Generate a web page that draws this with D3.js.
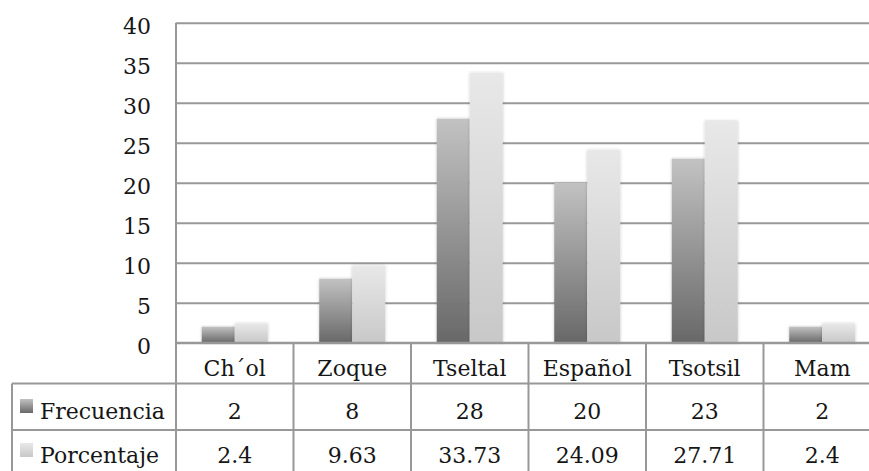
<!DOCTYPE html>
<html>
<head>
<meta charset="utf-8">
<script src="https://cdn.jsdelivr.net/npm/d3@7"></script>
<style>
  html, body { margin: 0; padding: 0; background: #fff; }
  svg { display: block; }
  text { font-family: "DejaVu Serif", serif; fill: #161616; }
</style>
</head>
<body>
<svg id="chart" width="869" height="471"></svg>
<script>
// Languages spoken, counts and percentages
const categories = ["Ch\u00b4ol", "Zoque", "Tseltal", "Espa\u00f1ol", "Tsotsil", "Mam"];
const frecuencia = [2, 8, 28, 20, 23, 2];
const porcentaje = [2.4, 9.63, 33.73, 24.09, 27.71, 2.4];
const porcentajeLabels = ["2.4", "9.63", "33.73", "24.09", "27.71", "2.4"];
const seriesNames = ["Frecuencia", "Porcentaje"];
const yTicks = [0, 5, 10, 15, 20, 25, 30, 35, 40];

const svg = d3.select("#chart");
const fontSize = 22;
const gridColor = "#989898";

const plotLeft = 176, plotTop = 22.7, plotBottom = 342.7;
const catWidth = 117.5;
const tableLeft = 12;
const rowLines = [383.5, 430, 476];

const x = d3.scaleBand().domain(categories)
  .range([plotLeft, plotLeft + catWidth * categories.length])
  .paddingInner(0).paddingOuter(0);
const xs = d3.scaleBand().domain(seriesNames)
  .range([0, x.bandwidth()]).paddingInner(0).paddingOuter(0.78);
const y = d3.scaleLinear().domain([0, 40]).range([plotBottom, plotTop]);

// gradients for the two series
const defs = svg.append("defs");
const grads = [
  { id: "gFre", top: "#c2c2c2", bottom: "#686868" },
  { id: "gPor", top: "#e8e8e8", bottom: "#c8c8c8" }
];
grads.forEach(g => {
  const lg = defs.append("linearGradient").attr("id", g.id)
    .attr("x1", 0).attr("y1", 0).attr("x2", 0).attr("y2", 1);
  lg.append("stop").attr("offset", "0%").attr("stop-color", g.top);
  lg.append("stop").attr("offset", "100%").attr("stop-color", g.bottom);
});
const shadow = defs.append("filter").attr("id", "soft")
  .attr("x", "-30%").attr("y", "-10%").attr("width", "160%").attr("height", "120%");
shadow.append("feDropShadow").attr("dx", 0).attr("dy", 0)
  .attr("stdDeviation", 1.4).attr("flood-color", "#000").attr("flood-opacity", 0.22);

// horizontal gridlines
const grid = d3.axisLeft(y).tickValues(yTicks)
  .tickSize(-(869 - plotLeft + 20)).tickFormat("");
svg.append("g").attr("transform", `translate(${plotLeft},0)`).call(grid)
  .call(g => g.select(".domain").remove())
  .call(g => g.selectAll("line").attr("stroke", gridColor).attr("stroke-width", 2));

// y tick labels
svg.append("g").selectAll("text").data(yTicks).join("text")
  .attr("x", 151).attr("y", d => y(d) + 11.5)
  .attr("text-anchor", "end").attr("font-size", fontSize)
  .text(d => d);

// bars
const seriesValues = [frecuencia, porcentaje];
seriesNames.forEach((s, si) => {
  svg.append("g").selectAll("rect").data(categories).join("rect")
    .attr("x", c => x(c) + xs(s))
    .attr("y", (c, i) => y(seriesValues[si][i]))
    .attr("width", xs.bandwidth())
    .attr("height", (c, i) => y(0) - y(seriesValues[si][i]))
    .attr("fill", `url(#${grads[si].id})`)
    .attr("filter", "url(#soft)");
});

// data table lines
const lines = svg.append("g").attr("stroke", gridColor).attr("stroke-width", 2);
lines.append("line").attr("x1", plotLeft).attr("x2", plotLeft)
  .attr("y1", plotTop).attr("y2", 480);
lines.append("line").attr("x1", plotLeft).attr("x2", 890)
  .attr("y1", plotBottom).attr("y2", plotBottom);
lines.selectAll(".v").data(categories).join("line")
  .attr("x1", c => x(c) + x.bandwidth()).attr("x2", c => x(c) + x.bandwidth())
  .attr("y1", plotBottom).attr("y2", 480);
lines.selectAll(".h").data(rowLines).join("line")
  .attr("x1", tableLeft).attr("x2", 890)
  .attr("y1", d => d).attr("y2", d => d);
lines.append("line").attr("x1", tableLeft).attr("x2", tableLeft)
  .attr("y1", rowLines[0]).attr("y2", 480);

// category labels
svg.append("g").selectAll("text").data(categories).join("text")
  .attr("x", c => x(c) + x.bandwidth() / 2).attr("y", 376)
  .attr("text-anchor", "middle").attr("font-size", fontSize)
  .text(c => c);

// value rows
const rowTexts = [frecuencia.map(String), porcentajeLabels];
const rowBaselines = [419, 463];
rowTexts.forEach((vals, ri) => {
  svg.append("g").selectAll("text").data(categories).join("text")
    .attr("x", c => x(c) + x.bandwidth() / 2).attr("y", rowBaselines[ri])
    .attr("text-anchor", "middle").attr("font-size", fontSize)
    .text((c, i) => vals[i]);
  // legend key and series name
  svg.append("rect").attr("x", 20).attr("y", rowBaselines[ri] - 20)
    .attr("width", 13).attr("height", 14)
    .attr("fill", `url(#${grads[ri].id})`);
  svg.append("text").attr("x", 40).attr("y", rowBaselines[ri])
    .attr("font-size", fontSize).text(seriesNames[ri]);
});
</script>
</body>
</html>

Task goal
Only the lines from the top of the data through the line with "d3.scaleLinear().domain([0, 40]).range([plotBottom, plotTop]);" should be quoted, exactly and with both ends kept; skip the pictures.

Written solution
Generate a web page that draws this with D3.js.
<!DOCTYPE html>
<html>
<head>
<meta charset="utf-8">
<script src="https://cdn.jsdelivr.net/npm/d3@7"></script>
<style>
  html, body { margin: 0; padding: 0; background: #fff; }
  svg { display: block; }
  text { font-family: "DejaVu Serif", serif; fill: #161616; }
</style>
</head>
<body>
<svg id="chart" width="869" height="471"></svg>
<script>
// Languages spoken, counts and percentages
const categories = ["Ch\u00b4ol", "Zoque", "Tseltal", "Espa\u00f1ol", "Tsotsil", "Mam"];
const frecuencia = [2, 8, 28, 20, 23, 2];
const porcentaje = [2.4, 9.63, 33.73, 24.09, 27.71, 2.4];
const porcentajeLabels = ["2.4", "9.63", "33.73", "24.09", "27.71", "2.4"];
const seriesNames = ["Frecuencia", "Porcentaje"];
const yTicks = [0, 5, 10, 15, 20, 25, 30, 35, 40];

const svg = d3.select("#chart");
const fontSize = 22;
const gridColor = "#989898";

const plotLeft = 176, plotTop = 22.7, plotBottom = 342.7;
const catWidth = 117.5;
const tableLeft = 12;
const rowLines = [383.5, 430, 476];

const x = d3.scaleBand().domain(categories)
  .range([plotLeft, plotLeft + catWidth * categories.length])
  .paddingInner(0).paddingOuter(0);
const xs = d3.scaleBand().domain(seriesNames)
  .range([0, x.bandwidth()]).paddingInner(0).paddingOuter(0.78);
const y = d3.scaleLinear().domain([0, 40]).range([plotBottom, plotTop]);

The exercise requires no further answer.